LONDON — Mexican steel association Canacero has welcomed a decision by the federal government to take reciprocal measures against the United States following the imposition of Section 232 duties on steel imports from the country.
“According to a principle of complete reciprocity, the decision that Mexico adopts must contemplate a mirror measure, considering the same products and the same tariffs, without exceptions,” the group said late on Thursday May 31. “A minor decision would be unacceptable.”
Mexico’s economy secretariat said on Thursday that it would take reciprocal actions against the US, imposing equivalent measures against several products, including flat steel material.
Earlier on Thursday, US Commerce Secretary Wilbur Ross announced that the US would be imposing tariffs of 25% on steel and 10% on aluminium imports from Mexico, Canada and the European Union effective from June 1.
The duties imposed by the US will cost Mexico's steel industry $2 billion per year, according to Canacero.
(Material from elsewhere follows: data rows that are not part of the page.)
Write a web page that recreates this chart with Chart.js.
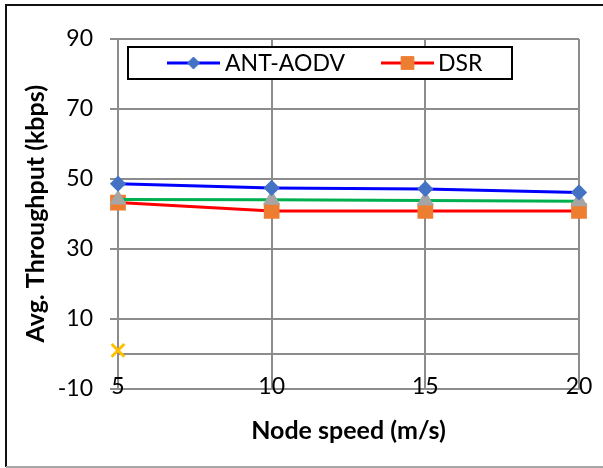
<!DOCTYPE html>
<html>
<head>
<meta charset="utf-8">
<script src="https://cdn.jsdelivr.net/npm/chart.js@4"></script>
<style>
  html, body { margin: 0; padding: 0; background: #fff; }
  #wrap { width: 603px; height: 468px; position: relative; }
</style>
</head>
<body>
<div id="wrap"><canvas id="throughputChart"></canvas></div>
<script>
// node speed (m/s)
const speeds = ['5', '10', '15', '20'];
// avg throughput (kbps)
const antAodv = [48.6, 47.4, 47.1, 46.1];
const dsr = [43.2, 40.8, 40.8, 40.8];
const series3 = [44.1, 44.0, 43.8, 43.6];
const series4 = [0.9, null, null, null];
const yTicks = [-10, 0, 10, 30, 50, 70, 90];

const FONT = 'Lato, "Liberation Sans", sans-serif';
const GRID = '#8c8c8c';

// legend box with white fill and black frame
const boxLegend = {
    id: 'boxLegend',
    afterDraw(chart) {
        const ctx = chart.ctx;
        ctx.save();
        ctx.fillStyle = '#fff';
        ctx.fillRect(128, 47, 384, 32);
        ctx.strokeStyle = '#000';
        ctx.lineWidth = 2;
        ctx.strokeRect(128, 47, 384, 32);
        const items = [
            { ds: chart.data.datasets[0], x0: 167, x1: 220, tx: 225 },
            { ds: chart.data.datasets[2], x0: 381, x1: 434, tx: 438 }
        ];
        const y = 63;
        for (const it of items) {
            ctx.strokeStyle = it.ds.borderColor;
            ctx.lineWidth = 3;
            ctx.beginPath();
            ctx.moveTo(it.x0, y);
            ctx.lineTo(it.x1, y);
            ctx.stroke();
            ctx.fillStyle = it.ds.pointBackgroundColor;
            ctx.strokeStyle = it.ds.pointBorderColor;
            ctx.lineWidth = 1;
            Chart.helpers.drawPoint(ctx, {
                pointStyle: it.ds.pointStyle,
                radius: it.ds.pointRadius,
                borderWidth: 1
            }, (it.x0 + it.x1) / 2, y);
            ctx.fillStyle = '#000';
            ctx.font = '23px ' + FONT;
            ctx.textBaseline = 'middle';
            ctx.textAlign = 'left';
            ctx.fillText(it.ds.label, it.tx, y + 1);
        }
        ctx.restore();
    }
};

// category labels sit across the bottom gridline, so draw them outside the scale clip
const xLabels = {
    id: 'xLabels',
    afterDraw(chart) {
        const ctx = chart.ctx;
        const xs = chart.scales.x;
        ctx.save();
        ctx.fillStyle = '#000';
        ctx.font = '23px ' + FONT;
        ctx.textAlign = 'center';
        ctx.textBaseline = 'middle';
        speeds.forEach((s, i) => {
            ctx.fillText(s, xs.getPixelForTick(i), chart.chartArea.bottom - 2);
        });
        ctx.restore();
    }
};

// outer frame of the figure
const frame = {
    id: 'frame',
    afterDraw(chart) {
        const ctx = chart.ctx;
        ctx.save();
        ctx.strokeStyle = '#111';
        ctx.lineWidth = 2;
        ctx.beginPath();
        ctx.moveTo(6, 467);
        ctx.lineTo(6, 5);
        ctx.lineTo(603, 5);
        ctx.stroke();
        ctx.strokeStyle = '#a6a6a6';
        ctx.beginPath();
        ctx.moveTo(6, 467);
        ctx.lineTo(603, 467);
        ctx.stroke();
        ctx.restore();
    }
};

const ctx = document.getElementById('throughputChart').getContext('2d');
new Chart(ctx, {
    type: 'line',
    data: {
        labels: speeds,
        datasets: [
            { label: 'ANT-AODV', data: antAodv, borderColor: '#0000ff', borderWidth: 3,
              pointStyle: 'rectRot', pointRadius: 6, pointBackgroundColor: '#4472c4',
              pointBorderColor: '#4472c4', order: 1 },
            { label: 'Series3', data: series3, borderColor: '#00b050', borderWidth: 3,
              pointStyle: 'triangle', pointRadius: 7, pointBackgroundColor: '#a5a5a5',
              pointBorderColor: '#a5a5a5', order: 2 },
            { label: 'DSR', data: dsr, borderColor: '#ff0000', borderWidth: 3,
              pointStyle: 'rect', pointRadius: 9, pointBackgroundColor: '#ed7d31',
              pointBorderColor: '#ed7d31', order: 3 },
            { label: 'Series4', data: series4, borderColor: '#ffc000', showLine: false,
              pointStyle: 'crossRot', pointRadius: 9, pointBorderWidth: 3,
              pointBorderColor: '#ffc000', order: 0 }
        ]
    },
    options: {
        responsive: true,
        maintainAspectRatio: false,
        animation: false,
        clip: false,
        layout: { padding: { left: 0, right: 24, top: 39, bottom: 0 } },
        plugins: { legend: { display: false }, tooltip: { enabled: false } },
        elements: { line: { tension: 0 } },
        scales: {
            x: {
                offset: false,
                afterFit(scale) { scale.height = 79.5; },
                grid: { color: GRID, lineWidth: 2, drawTicks: false },
                border: { color: GRID, width: 2 },
                ticks: { display: false },
                title: { display: true, text: 'Node speed (m/s)', color: '#000',
                         font: { family: FONT, size: 25, weight: 'bold' }, padding: { bottom: 22 } }
            },
            y: {
                min: -10,
                max: 90,
                afterFit(scale) { scale.width = 118; },
                afterBuildTicks(scale) { scale.ticks = yTicks.map(v => ({ value: v })); },
                grid: {
                    color: GRID, lineWidth: 2, tickLength: 8,
                    tickColor: c => (c.tick && c.tick.value === 0) ? 'rgba(0,0,0,0)' : GRID
                },
                border: { color: GRID, width: 2 },
                ticks: {
                    color: '#000', font: { family: FONT, size: 23 }, padding: 17,
                    callback: v => v === 0 ? '' : v
                },
                title: { display: true, text: 'Avg. Throughput (kbps)', color: '#000',
                         font: { family: FONT, size: 25, weight: 'bold' }, padding: { top: 21 } }
            }
        }
    },
    plugins: [boxLegend, xLabels, frame]
});
</script>
</body>
</html>
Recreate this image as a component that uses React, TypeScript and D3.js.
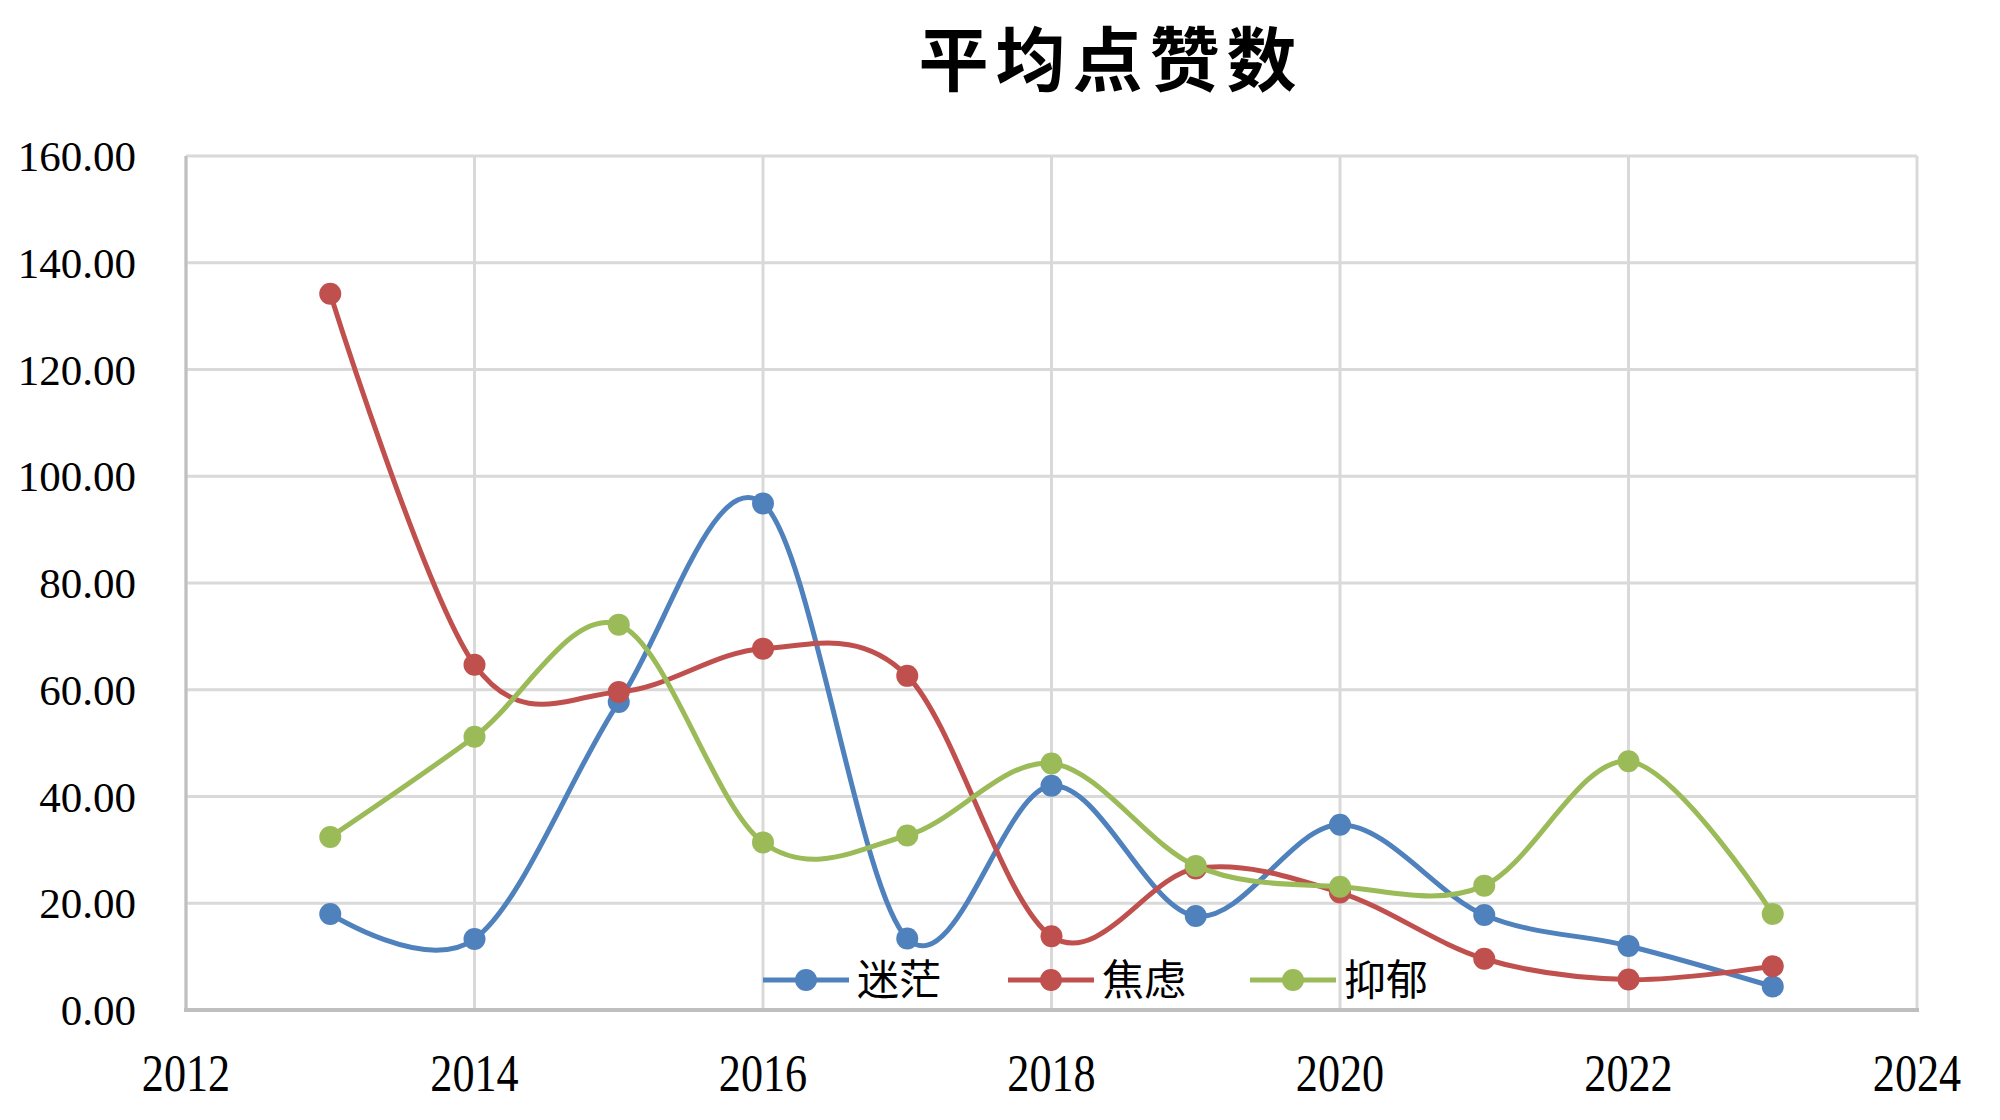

The US decision to impose tariffs on Mexico-origin steel is a “meaningless” strategy and does not contribute to a positive environment in the North American region, the association said.
The prospects of a successful conclusion to the ongoing talks to renew the North American Free Trade Agreement (Nafta) have taken a heavy blow from US President Donald Trump’s decision on Thursday to impose duties on steel and aluminium products from Canada and Mexico.
Canacero also believes that Mexican authorities must continue looking at ways to be exempted from the US import duties, citing the quota systems agreed between the US and Argentina, Brazil and South Korea.
Moreover, Canacero has voiced concerns about the growth of redirected import flows into the Mexican market.
“Therefore, it is imperative to impose safeguard [measures] into steel imports from all countries without a trade agreement [with Mexico], with a percentage equal to that established by the US,” the group said. “In addition, it is important to establish a quota scheme for steel imports from countries with which Mexico has signed [trade] deals.”
In October 2017, Mexico extended - for the fourth time - a 15% tariff imposed on imports of slab, hot-rolled coil, heavy plate, cold-rolled coil and wire rod to protect the domestic steel sector. But the tariffs expired in April this year.
In late April, Latin American steel group Ternium said that the Mexican government was analyzing whether to renew the 15% duty against steel imports.